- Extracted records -
==========

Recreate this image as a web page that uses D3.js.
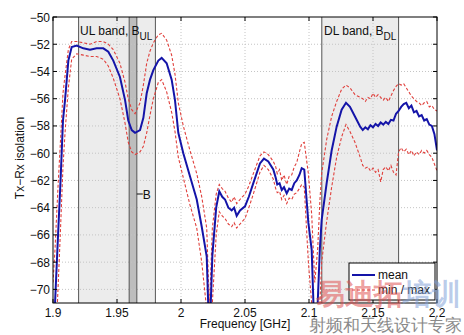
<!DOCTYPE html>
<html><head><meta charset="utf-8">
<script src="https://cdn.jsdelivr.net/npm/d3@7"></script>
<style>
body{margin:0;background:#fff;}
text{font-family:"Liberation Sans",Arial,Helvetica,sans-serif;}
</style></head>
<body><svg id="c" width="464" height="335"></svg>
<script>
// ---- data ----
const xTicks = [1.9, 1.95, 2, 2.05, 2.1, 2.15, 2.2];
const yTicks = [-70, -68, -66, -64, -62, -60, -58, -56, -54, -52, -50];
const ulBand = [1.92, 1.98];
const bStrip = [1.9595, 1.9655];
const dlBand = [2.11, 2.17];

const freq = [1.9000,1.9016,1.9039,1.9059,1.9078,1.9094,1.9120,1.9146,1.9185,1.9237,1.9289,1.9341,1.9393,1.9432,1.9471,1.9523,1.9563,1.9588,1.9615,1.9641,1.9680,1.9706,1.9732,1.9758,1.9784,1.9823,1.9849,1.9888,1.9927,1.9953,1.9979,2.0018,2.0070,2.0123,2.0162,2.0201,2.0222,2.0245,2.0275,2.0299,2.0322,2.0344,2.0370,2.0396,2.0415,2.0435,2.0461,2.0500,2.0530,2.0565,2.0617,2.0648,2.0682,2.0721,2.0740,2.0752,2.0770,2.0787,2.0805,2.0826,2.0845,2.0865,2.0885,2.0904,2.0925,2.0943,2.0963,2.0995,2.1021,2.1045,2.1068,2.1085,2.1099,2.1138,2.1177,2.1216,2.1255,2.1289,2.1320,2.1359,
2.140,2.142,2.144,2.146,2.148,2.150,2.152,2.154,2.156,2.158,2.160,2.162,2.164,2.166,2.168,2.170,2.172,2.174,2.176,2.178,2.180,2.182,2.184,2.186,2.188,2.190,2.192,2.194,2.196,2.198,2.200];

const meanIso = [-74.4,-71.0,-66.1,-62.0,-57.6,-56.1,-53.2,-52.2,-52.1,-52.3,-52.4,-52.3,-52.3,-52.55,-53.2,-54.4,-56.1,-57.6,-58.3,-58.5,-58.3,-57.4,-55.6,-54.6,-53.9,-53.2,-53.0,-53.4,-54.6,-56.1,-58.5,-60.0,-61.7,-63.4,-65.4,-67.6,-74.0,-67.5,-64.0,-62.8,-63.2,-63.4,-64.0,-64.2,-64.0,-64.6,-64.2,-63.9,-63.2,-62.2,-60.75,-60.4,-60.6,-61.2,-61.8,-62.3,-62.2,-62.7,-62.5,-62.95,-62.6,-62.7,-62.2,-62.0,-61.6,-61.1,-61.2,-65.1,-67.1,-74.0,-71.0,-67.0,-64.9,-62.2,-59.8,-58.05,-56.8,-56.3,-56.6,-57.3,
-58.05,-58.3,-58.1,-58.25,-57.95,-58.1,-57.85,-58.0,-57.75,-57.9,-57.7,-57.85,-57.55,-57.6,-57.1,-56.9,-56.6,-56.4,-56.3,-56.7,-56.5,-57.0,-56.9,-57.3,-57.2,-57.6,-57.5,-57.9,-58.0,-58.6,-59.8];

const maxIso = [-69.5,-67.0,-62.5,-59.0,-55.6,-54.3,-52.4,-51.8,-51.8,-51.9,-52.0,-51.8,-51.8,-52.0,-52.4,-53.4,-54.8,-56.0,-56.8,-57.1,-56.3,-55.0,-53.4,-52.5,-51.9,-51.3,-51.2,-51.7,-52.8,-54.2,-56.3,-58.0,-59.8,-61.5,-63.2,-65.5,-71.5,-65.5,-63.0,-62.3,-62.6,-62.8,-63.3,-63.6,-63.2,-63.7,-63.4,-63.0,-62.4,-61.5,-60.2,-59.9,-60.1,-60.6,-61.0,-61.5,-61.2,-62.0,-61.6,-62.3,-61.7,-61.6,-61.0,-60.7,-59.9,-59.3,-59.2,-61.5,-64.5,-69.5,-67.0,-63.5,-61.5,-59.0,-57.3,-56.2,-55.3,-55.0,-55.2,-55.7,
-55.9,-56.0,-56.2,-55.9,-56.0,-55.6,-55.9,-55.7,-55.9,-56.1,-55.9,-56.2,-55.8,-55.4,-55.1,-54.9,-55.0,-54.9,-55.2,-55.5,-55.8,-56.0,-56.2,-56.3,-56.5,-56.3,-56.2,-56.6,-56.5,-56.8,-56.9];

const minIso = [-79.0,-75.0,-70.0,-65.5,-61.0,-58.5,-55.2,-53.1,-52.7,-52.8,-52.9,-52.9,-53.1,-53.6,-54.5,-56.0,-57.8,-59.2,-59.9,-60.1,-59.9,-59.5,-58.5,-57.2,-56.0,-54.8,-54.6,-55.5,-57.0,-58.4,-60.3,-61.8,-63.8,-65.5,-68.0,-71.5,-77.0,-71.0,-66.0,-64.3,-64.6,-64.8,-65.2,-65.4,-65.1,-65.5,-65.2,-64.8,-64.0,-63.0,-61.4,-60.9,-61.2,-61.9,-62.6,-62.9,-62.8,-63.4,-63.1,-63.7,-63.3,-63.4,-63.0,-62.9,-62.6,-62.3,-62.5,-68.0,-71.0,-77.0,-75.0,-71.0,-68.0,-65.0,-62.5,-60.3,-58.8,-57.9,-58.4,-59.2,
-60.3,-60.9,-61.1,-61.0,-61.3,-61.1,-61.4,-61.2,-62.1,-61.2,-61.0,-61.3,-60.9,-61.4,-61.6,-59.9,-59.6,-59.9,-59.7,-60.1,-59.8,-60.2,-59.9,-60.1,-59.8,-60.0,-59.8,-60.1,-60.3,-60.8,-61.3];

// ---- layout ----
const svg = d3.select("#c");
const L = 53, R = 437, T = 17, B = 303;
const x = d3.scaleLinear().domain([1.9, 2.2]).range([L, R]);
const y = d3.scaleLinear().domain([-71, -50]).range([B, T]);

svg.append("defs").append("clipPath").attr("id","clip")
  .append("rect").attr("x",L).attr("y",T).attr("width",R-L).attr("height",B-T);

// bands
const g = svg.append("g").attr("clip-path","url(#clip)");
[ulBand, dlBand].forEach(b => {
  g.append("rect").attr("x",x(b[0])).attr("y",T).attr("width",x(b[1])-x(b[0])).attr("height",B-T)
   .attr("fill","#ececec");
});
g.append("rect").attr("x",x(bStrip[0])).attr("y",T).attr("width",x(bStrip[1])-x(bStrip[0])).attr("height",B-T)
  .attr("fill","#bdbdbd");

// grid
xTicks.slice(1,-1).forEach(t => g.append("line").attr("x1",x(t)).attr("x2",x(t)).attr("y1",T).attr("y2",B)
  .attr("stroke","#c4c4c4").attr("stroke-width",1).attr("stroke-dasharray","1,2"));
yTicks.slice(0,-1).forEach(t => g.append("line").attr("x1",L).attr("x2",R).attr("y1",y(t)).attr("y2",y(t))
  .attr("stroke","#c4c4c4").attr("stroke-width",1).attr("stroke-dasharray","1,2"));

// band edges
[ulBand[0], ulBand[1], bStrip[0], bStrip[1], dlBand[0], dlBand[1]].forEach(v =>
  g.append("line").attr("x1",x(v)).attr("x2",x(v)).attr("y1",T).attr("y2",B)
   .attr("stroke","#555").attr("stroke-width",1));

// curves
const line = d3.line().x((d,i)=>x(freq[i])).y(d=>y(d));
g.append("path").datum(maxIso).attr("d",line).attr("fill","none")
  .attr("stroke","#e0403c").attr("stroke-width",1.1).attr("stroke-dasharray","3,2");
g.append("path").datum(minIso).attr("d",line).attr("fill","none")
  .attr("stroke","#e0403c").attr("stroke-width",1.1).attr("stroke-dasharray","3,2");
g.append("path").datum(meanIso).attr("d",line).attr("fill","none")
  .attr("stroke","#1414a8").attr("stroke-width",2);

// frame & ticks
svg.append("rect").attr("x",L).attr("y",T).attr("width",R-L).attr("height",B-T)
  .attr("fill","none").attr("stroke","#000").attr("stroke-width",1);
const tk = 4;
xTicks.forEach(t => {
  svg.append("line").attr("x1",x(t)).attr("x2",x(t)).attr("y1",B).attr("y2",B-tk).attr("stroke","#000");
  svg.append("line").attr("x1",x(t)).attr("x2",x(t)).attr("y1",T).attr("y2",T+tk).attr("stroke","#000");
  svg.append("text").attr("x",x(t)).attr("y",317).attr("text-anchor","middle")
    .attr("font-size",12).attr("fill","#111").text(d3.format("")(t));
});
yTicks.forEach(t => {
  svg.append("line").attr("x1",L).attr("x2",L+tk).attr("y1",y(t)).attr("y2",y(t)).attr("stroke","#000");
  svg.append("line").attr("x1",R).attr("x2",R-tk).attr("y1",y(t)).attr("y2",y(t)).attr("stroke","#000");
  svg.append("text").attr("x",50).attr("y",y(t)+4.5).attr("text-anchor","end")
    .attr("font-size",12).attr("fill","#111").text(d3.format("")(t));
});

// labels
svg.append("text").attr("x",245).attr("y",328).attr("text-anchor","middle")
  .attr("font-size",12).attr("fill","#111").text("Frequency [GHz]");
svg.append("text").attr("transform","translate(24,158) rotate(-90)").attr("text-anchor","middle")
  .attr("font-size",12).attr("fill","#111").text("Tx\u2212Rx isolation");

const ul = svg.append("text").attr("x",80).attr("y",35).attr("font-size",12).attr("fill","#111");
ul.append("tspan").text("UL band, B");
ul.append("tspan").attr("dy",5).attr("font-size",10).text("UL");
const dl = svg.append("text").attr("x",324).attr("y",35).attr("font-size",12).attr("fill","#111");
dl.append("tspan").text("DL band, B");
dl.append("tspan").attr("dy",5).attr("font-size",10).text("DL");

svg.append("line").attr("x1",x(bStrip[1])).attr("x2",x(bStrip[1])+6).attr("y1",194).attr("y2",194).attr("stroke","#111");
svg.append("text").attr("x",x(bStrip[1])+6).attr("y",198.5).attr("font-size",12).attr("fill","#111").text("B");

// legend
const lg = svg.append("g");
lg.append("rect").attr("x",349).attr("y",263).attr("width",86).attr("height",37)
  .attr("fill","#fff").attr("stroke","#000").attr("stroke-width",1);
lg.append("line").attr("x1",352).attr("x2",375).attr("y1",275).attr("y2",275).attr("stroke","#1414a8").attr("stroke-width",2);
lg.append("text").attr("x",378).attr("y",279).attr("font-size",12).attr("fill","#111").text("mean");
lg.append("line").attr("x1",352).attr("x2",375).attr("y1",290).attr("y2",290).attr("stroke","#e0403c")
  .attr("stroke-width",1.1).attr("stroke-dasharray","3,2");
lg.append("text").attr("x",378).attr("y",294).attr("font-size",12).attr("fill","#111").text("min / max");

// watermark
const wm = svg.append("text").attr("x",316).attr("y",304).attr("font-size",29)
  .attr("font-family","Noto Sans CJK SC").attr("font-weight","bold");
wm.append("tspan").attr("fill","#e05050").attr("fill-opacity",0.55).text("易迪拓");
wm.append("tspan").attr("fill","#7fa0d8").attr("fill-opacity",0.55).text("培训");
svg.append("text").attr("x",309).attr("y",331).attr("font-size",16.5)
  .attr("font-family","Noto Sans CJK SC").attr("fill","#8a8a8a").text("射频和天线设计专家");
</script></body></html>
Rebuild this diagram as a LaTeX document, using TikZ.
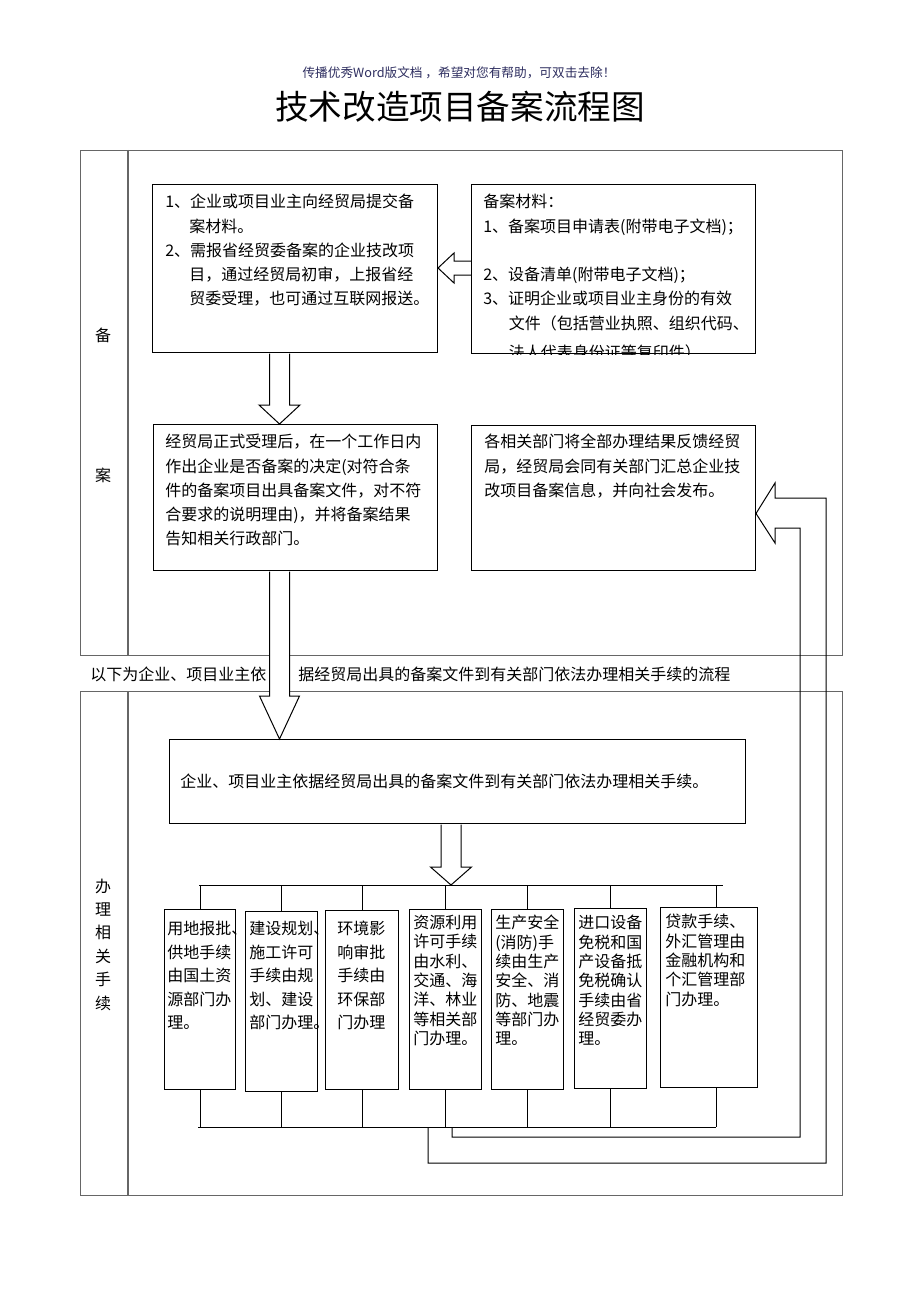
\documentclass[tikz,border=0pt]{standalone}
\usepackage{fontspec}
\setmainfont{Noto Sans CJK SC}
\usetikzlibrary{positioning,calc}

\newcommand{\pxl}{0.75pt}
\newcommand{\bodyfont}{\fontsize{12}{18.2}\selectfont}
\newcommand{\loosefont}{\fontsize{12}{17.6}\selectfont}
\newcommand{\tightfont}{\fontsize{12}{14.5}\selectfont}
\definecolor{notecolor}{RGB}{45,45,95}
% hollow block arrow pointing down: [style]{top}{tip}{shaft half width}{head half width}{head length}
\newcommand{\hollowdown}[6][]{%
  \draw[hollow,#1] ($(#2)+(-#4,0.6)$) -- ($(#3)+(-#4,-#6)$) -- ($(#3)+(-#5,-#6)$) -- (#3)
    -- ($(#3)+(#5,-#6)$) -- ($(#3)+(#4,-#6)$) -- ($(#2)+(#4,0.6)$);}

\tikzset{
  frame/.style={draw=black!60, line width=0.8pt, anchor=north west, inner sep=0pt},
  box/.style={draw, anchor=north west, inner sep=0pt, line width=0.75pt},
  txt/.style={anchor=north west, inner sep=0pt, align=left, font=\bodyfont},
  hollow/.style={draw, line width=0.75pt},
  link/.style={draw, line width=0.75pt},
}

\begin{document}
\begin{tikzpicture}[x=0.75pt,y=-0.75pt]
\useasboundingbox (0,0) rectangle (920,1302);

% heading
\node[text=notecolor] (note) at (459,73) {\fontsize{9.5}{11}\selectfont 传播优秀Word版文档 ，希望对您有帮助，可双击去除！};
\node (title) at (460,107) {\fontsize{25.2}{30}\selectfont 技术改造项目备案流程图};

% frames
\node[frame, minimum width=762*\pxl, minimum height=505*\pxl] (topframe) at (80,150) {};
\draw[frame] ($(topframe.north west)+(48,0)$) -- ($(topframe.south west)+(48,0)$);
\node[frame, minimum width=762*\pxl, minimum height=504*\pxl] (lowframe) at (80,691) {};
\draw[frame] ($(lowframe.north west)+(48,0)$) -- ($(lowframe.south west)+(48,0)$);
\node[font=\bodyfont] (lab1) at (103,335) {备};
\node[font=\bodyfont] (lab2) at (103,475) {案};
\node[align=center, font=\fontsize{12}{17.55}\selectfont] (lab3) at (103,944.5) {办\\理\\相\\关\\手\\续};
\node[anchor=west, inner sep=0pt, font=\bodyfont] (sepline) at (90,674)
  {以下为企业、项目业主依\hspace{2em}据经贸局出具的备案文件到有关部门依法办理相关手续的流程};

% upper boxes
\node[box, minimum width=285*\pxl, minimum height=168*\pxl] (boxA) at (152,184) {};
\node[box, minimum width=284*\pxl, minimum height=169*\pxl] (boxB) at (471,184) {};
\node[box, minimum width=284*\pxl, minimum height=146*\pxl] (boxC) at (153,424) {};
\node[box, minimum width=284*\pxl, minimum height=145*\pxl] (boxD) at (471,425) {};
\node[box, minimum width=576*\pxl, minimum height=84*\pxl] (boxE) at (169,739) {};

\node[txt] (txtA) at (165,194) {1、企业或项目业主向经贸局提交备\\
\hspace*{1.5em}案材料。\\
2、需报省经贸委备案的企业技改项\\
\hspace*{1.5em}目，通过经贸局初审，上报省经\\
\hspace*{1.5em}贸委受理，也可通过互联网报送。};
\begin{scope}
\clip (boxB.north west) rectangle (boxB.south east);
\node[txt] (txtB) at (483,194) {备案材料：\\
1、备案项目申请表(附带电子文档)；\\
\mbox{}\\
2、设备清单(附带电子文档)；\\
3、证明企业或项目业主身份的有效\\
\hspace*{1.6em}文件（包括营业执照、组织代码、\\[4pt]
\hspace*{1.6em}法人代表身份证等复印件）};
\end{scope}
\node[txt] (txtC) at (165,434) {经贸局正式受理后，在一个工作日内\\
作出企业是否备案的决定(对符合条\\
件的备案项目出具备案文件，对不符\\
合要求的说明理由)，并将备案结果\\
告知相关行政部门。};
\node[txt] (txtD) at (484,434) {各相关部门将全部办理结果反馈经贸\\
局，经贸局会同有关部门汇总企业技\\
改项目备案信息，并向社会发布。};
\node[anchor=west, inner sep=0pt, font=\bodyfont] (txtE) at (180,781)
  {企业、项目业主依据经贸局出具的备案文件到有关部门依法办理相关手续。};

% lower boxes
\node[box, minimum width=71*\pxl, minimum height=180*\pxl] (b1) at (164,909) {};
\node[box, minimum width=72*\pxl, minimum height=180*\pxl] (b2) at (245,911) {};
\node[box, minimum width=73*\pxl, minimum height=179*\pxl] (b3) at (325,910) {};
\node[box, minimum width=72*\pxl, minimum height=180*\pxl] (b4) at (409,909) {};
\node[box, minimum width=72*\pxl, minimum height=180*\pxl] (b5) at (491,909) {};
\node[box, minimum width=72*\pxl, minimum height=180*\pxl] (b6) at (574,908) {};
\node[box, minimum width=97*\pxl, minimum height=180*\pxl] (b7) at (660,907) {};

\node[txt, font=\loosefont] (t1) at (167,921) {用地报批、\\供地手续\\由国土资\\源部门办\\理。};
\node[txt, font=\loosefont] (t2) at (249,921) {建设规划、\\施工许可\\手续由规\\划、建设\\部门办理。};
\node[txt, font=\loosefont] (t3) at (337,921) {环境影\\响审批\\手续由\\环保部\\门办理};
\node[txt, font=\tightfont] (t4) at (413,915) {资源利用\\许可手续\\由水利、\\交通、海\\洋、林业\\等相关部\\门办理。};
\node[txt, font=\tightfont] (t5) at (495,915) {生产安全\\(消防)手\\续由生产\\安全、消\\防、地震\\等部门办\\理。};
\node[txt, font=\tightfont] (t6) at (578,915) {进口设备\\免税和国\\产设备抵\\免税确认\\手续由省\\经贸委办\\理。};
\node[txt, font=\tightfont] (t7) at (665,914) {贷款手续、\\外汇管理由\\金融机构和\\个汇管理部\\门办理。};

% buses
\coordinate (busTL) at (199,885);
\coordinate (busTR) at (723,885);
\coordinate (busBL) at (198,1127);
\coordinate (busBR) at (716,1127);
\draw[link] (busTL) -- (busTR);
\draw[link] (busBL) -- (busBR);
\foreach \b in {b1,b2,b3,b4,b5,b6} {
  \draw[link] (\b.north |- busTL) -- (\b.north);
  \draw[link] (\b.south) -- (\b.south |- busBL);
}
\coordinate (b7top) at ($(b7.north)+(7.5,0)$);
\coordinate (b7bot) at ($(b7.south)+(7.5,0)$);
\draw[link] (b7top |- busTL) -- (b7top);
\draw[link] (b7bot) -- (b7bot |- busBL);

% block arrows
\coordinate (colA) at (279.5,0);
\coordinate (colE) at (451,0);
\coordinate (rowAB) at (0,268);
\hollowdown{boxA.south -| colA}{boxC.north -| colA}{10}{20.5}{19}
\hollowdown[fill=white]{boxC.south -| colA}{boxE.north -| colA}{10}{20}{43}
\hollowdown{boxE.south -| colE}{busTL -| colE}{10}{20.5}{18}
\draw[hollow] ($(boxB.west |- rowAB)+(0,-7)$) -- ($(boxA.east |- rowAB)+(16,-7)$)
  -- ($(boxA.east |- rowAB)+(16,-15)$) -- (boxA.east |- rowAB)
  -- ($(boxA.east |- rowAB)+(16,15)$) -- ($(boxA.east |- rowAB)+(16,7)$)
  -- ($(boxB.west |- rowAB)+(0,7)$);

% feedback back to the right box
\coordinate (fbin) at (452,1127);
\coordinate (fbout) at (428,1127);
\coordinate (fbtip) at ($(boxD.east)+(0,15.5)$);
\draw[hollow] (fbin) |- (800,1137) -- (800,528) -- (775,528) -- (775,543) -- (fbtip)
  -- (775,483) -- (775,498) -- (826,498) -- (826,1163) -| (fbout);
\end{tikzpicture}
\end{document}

==========

- Objective -
Restate exactly, please, only the lines between the start of the data and the line containing "const dlBand = [2.11, 2.17];", both ends included, skipping the pictures.

- Reply -
Recreate this image as a web page that uses D3.js.
<!DOCTYPE html>
<html><head><meta charset="utf-8">
<script src="https://cdn.jsdelivr.net/npm/d3@7"></script>
<style>
body{margin:0;background:#fff;}
text{font-family:"Liberation Sans",Arial,Helvetica,sans-serif;}
</style></head>
<body><svg id="c" width="464" height="335"></svg>
<script>
// ---- data ----
const xTicks = [1.9, 1.95, 2, 2.05, 2.1, 2.15, 2.2];
const yTicks = [-70, -68, -66, -64, -62, -60, -58, -56, -54, -52, -50];
const ulBand = [1.92, 1.98];
const bStrip = [1.9595, 1.9655];
const dlBand = [2.11, 2.17];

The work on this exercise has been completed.